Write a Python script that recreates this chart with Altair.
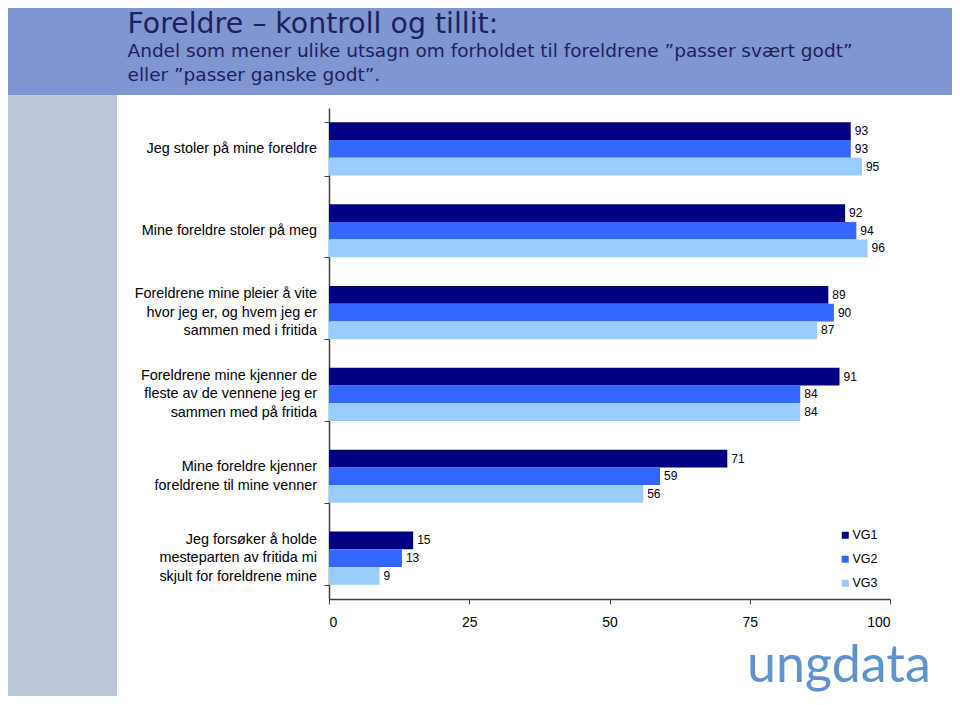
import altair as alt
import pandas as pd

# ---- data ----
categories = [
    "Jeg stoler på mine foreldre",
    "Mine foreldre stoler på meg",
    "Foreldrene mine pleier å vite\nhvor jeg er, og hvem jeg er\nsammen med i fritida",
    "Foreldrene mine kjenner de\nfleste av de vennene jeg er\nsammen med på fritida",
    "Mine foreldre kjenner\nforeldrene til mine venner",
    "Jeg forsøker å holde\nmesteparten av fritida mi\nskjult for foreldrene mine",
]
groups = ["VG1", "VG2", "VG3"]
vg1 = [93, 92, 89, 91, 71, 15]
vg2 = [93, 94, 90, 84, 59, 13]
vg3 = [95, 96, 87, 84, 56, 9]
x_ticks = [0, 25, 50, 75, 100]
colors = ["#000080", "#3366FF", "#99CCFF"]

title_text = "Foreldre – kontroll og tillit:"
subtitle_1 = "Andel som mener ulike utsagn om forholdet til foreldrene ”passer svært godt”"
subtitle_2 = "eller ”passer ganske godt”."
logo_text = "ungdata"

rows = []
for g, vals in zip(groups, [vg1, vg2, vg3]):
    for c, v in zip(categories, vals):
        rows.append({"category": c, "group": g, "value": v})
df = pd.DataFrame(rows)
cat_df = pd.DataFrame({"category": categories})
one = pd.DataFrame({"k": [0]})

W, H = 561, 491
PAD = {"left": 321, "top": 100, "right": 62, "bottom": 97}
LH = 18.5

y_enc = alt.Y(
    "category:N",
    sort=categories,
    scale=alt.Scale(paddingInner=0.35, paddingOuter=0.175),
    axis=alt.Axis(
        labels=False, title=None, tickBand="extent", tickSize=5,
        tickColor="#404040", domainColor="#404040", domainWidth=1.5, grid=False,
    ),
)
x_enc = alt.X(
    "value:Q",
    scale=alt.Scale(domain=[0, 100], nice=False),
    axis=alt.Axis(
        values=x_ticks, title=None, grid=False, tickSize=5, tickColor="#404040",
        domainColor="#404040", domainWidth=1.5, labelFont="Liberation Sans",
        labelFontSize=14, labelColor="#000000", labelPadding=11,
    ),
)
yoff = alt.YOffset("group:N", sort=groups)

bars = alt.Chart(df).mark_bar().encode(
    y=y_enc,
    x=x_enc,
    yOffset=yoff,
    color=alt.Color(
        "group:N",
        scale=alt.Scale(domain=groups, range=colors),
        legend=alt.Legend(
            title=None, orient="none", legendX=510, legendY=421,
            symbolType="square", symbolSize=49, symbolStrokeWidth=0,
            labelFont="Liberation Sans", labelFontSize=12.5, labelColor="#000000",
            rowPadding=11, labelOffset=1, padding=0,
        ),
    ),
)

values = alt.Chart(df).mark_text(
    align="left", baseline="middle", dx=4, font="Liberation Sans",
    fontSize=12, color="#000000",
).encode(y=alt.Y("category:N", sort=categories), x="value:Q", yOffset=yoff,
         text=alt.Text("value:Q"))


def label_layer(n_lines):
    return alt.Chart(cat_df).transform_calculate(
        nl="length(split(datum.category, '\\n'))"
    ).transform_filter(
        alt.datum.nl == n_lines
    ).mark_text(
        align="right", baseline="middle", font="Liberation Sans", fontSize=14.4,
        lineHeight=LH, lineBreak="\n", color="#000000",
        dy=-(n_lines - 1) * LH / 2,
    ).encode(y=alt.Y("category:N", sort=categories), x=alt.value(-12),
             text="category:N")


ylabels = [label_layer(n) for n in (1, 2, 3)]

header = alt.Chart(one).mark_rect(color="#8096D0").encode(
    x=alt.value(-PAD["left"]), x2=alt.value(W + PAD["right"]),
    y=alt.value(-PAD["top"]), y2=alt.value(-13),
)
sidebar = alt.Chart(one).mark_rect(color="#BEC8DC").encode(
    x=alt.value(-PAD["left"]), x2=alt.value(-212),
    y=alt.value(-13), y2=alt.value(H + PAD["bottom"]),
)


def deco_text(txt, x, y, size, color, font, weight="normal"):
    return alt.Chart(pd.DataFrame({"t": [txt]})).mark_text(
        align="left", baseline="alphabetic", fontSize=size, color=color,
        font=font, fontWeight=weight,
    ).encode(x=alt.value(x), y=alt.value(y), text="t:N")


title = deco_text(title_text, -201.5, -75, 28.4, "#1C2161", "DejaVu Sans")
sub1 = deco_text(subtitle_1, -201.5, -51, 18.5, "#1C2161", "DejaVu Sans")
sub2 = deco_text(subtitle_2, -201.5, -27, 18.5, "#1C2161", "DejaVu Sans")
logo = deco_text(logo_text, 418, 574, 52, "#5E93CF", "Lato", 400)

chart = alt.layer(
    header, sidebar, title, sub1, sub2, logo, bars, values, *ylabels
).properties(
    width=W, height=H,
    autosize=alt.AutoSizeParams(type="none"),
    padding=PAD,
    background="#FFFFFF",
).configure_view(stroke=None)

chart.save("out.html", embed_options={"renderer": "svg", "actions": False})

* [Required work]: Make an exact copy of the listing above. Do not include the pictures.

* [Answer below]:
Write a Python script that recreates this chart with Altair.
import altair as alt
import pandas as pd

# ---- data ----
categories = [
    "Jeg stoler på mine foreldre",
    "Mine foreldre stoler på meg",
    "Foreldrene mine pleier å vite\nhvor jeg er, og hvem jeg er\nsammen med i fritida",
    "Foreldrene mine kjenner de\nfleste av de vennene jeg er\nsammen med på fritida",
    "Mine foreldre kjenner\nforeldrene til mine venner",
    "Jeg forsøker å holde\nmesteparten av fritida mi\nskjult for foreldrene mine",
]
groups = ["VG1", "VG2", "VG3"]
vg1 = [93, 92, 89, 91, 71, 15]
vg2 = [93, 94, 90, 84, 59, 13]
vg3 = [95, 96, 87, 84, 56, 9]
x_ticks = [0, 25, 50, 75, 100]
colors = ["#000080", "#3366FF", "#99CCFF"]

title_text = "Foreldre – kontroll og tillit:"
subtitle_1 = "Andel som mener ulike utsagn om forholdet til foreldrene ”passer svært godt”"
subtitle_2 = "eller ”passer ganske godt”."
logo_text = "ungdata"

rows = []
for g, vals in zip(groups, [vg1, vg2, vg3]):
    for c, v in zip(categories, vals):
        rows.append({"category": c, "group": g, "value": v})
df = pd.DataFrame(rows)
cat_df = pd.DataFrame({"category": categories})
one = pd.DataFrame({"k": [0]})

W, H = 561, 491
PAD = {"left": 321, "top": 100, "right": 62, "bottom": 97}
LH = 18.5

y_enc = alt.Y(
    "category:N",
    sort=categories,
    scale=alt.Scale(paddingInner=0.35, paddingOuter=0.175),
    axis=alt.Axis(
        labels=False, title=None, tickBand="extent", tickSize=5,
        tickColor="#404040", domainColor="#404040", domainWidth=1.5, grid=False,
    ),
)
x_enc = alt.X(
    "value:Q",
    scale=alt.Scale(domain=[0, 100], nice=False),
    axis=alt.Axis(
        values=x_ticks, title=None, grid=False, tickSize=5, tickColor="#404040",
        domainColor="#404040", domainWidth=1.5, labelFont="Liberation Sans",
        labelFontSize=14, labelColor="#000000", labelPadding=11,
    ),
)
yoff = alt.YOffset("group:N", sort=groups)

bars = alt.Chart(df).mark_bar().encode(
    y=y_enc,
    x=x_enc,
    yOffset=yoff,
    color=alt.Color(
        "group:N",
        scale=alt.Scale(domain=groups, range=colors),
        legend=alt.Legend(
            title=None, orient="none", legendX=510, legendY=421,
            symbolType="square", symbolSize=49, symbolStrokeWidth=0,
            labelFont="Liberation Sans", labelFontSize=12.5, labelColor="#000000",
            rowPadding=11, labelOffset=1, padding=0,
        ),
    ),
)

values = alt.Chart(df).mark_text(
    align="left", baseline="middle", dx=4, font="Liberation Sans",
    fontSize=12, color="#000000",
).encode(y=alt.Y("category:N", sort=categories), x="value:Q", yOffset=yoff,
         text=alt.Text("value:Q"))


def label_layer(n_lines):
    return alt.Chart(cat_df).transform_calculate(
        nl="length(split(datum.category, '\\n'))"
    ).transform_filter(
        alt.datum.nl == n_lines
    ).mark_text(
        align="right", baseline="middle", font="Liberation Sans", fontSize=14.4,
        lineHeight=LH, lineBreak="\n", color="#000000",
        dy=-(n_lines - 1) * LH / 2,
    ).encode(y=alt.Y("category:N", sort=categories), x=alt.value(-12),
             text="category:N")


ylabels = [label_layer(n) for n in (1, 2, 3)]

header = alt.Chart(one).mark_rect(color="#8096D0").encode(
    x=alt.value(-PAD["left"]), x2=alt.value(W + PAD["right"]),
    y=alt.value(-PAD["top"]), y2=alt.value(-13),
)
sidebar = alt.Chart(one).mark_rect(color="#BEC8DC").encode(
    x=alt.value(-PAD["left"]), x2=alt.value(-212),
    y=alt.value(-13), y2=alt.value(H + PAD["bottom"]),
)


def deco_text(txt, x, y, size, color, font, weight="normal"):
    return alt.Chart(pd.DataFrame({"t": [txt]})).mark_text(
        align="left", baseline="alphabetic", fontSize=size, color=color,
        font=font, fontWeight=weight,
    ).encode(x=alt.value(x), y=alt.value(y), text="t:N")


title = deco_text(title_text, -201.5, -75, 28.4, "#1C2161", "DejaVu Sans")
sub1 = deco_text(subtitle_1, -201.5, -51, 18.5, "#1C2161", "DejaVu Sans")
sub2 = deco_text(subtitle_2, -201.5, -27, 18.5, "#1C2161", "DejaVu Sans")
logo = deco_text(logo_text, 418, 574, 52, "#5E93CF", "Lato", 400)

chart = alt.layer(
    header, sidebar, title, sub1, sub2, logo, bars, values, *ylabels
).properties(
    width=W, height=H,
    autosize=alt.AutoSizeParams(type="none"),
    padding=PAD,
    background="#FFFFFF",
).configure_view(stroke=None)

chart.save("out.html", embed_options={"renderer": "svg", "actions": False})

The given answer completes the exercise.